→ **Exercise**: Tally the lines that include "using". Output the number only.

→ **Extracted entries**:
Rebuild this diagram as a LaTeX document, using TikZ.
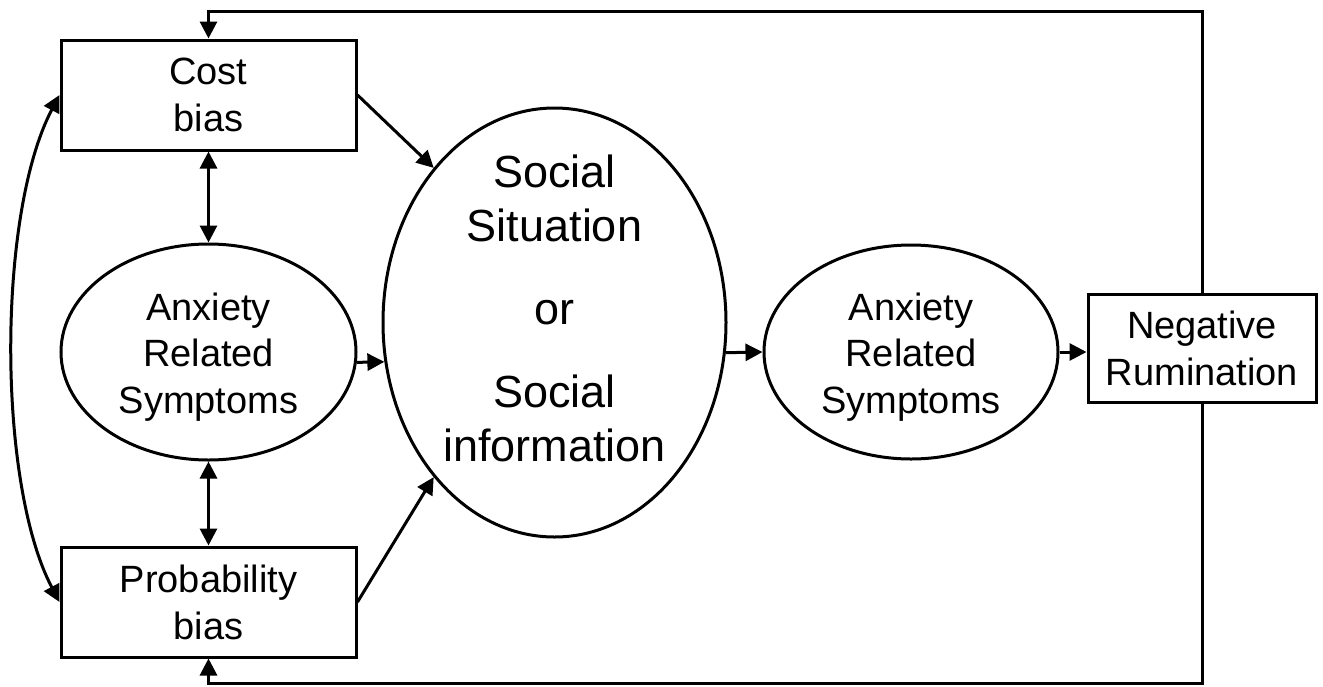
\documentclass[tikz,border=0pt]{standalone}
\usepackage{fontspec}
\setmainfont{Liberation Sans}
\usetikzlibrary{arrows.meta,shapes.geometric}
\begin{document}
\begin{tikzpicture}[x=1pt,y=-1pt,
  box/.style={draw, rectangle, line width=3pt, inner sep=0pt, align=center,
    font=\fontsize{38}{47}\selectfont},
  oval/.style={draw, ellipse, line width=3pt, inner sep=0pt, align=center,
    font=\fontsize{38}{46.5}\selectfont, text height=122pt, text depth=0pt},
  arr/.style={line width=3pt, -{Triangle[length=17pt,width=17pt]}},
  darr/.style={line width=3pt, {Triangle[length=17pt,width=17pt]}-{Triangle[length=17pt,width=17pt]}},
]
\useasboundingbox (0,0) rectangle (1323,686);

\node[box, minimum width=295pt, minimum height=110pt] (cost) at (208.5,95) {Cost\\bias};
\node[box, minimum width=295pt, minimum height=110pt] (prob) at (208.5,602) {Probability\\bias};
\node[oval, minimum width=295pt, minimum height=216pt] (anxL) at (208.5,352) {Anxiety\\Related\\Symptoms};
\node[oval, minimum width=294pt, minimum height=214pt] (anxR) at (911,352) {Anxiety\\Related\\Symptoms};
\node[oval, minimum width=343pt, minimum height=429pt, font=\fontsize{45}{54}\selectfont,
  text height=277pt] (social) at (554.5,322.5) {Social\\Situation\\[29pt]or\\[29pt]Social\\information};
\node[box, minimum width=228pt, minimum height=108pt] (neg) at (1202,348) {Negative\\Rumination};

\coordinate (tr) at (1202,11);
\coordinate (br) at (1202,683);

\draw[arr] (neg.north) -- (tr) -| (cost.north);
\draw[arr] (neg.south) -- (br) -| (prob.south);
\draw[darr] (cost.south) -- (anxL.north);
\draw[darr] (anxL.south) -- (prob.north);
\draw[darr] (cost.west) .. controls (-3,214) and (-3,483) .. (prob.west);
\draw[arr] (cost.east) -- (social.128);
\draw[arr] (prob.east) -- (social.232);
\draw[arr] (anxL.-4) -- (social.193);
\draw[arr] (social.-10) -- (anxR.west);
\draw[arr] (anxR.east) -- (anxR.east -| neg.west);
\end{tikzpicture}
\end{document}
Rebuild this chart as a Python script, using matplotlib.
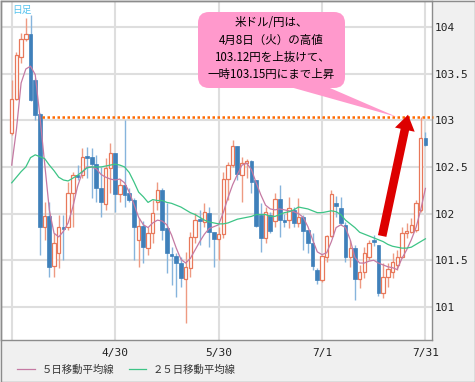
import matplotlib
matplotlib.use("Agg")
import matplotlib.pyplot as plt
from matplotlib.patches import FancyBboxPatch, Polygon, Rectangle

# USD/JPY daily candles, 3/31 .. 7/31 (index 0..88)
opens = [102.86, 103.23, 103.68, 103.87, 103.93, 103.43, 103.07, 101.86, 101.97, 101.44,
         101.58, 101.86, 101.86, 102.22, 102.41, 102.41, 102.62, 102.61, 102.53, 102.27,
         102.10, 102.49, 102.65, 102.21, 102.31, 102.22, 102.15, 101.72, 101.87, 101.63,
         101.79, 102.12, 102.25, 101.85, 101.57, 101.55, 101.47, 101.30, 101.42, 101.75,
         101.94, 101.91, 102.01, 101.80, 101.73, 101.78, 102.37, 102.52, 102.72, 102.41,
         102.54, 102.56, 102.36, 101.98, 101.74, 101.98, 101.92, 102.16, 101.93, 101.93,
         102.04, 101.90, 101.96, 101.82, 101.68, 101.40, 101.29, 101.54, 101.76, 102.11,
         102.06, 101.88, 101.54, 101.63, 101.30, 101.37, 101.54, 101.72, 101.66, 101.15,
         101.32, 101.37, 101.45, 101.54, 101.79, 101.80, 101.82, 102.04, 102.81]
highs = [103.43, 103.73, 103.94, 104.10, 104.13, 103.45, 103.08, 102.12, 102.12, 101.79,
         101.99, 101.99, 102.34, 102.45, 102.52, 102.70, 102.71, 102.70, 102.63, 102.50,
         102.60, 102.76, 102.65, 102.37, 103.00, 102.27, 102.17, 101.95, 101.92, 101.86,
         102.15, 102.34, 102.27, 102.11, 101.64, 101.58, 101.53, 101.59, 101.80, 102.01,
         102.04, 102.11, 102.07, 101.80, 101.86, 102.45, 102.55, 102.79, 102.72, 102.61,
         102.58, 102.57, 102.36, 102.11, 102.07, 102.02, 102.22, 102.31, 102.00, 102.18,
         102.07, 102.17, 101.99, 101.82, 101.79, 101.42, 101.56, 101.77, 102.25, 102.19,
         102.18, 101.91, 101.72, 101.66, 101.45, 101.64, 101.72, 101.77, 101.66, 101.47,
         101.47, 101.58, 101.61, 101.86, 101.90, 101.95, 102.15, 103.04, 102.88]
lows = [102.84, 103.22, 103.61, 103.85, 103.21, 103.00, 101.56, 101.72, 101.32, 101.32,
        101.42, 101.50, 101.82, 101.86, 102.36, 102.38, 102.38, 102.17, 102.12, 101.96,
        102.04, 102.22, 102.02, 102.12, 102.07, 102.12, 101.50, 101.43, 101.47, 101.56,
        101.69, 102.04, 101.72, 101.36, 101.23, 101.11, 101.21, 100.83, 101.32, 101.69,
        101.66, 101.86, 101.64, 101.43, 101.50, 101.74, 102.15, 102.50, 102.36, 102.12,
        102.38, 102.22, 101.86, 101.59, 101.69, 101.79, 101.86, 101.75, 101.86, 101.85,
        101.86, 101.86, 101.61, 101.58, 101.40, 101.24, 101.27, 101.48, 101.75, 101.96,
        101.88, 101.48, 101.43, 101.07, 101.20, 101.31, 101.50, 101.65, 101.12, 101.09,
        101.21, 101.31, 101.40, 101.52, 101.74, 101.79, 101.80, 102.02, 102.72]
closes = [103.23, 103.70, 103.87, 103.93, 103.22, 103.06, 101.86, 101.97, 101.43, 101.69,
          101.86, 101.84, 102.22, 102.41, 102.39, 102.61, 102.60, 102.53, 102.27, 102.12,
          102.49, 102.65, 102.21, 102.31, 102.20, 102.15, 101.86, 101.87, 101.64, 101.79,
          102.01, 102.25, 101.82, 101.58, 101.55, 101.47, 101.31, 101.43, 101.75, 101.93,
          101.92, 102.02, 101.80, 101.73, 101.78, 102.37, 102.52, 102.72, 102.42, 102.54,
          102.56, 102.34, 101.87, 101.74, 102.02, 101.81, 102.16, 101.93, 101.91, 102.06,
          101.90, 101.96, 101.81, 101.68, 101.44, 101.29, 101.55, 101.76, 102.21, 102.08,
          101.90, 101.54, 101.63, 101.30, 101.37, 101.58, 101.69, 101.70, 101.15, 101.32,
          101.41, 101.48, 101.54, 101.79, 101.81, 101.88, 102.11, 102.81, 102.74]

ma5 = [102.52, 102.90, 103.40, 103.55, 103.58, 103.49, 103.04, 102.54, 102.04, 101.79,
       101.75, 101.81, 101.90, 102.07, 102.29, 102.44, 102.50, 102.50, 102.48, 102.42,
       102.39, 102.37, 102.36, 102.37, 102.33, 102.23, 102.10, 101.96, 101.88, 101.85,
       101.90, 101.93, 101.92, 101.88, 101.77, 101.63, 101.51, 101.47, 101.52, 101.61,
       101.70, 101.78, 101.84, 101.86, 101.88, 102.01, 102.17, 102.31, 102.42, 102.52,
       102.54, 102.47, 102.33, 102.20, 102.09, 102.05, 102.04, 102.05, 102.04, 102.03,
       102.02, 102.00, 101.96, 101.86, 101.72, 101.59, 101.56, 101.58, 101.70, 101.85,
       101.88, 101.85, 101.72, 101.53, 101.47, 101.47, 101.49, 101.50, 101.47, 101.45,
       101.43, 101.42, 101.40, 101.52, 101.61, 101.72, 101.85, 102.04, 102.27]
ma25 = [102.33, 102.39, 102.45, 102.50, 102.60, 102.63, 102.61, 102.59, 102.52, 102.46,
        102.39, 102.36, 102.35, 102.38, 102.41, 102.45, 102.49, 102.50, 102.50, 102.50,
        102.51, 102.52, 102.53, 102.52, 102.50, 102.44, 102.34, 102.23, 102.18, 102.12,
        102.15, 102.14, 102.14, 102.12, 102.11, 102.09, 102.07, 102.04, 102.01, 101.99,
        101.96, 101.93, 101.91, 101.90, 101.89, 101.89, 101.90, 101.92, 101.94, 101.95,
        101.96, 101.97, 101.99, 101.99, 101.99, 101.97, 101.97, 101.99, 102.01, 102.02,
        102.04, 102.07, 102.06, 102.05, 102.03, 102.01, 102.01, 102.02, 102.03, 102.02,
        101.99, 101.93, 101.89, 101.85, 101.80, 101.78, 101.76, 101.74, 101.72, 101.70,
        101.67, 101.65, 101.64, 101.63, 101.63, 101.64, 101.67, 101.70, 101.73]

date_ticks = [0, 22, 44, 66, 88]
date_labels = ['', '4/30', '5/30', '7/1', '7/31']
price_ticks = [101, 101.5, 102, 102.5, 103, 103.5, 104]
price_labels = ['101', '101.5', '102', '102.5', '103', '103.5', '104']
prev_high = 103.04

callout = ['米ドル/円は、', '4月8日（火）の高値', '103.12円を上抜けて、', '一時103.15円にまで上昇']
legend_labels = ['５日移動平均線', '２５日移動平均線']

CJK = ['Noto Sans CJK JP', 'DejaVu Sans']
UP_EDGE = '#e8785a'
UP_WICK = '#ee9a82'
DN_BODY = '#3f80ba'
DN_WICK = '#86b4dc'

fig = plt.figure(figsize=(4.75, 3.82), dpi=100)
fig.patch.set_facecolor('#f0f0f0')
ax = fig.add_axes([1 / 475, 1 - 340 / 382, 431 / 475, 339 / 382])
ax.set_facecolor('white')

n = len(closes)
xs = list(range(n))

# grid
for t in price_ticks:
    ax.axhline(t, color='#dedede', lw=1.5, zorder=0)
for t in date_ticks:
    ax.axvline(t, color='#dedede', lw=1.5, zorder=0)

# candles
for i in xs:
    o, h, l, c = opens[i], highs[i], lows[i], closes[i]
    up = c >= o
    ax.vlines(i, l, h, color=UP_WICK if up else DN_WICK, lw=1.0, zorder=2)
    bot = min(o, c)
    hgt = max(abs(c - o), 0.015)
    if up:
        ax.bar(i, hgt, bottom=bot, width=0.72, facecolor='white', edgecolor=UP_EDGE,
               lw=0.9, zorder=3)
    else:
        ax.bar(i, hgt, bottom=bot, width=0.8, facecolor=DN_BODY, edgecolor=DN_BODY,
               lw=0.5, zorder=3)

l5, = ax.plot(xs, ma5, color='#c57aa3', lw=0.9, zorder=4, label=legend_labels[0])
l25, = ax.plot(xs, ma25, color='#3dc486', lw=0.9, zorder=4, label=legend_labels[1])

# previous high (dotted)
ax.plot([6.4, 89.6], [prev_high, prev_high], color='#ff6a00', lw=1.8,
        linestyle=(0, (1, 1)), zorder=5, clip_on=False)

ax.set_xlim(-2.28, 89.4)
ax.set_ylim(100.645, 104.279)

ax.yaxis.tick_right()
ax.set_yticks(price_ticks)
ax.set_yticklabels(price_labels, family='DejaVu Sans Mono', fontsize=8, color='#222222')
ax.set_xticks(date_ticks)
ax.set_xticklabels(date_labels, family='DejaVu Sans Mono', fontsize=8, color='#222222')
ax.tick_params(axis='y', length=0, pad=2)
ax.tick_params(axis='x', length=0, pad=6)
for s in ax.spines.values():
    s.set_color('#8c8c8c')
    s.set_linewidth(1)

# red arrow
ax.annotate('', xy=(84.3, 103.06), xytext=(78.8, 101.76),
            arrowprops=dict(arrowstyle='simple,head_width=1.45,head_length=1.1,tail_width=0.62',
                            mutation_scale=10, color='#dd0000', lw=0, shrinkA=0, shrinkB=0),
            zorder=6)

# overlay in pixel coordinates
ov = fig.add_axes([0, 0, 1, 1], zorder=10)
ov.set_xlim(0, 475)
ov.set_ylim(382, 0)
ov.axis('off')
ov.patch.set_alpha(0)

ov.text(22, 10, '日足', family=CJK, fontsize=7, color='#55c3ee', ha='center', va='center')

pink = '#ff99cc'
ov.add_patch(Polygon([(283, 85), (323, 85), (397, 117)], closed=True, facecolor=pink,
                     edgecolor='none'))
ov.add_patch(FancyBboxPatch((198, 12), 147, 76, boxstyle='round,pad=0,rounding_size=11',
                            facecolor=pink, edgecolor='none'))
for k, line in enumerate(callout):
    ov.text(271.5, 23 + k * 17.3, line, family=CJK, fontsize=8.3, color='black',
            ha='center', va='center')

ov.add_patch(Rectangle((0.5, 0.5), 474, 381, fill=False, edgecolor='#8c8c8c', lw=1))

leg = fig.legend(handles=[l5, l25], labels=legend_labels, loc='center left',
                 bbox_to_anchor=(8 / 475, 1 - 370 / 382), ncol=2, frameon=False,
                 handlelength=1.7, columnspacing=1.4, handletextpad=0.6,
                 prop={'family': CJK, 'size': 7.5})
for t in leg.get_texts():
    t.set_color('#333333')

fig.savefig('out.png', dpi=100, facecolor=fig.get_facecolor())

→ **Exercise answer**: 2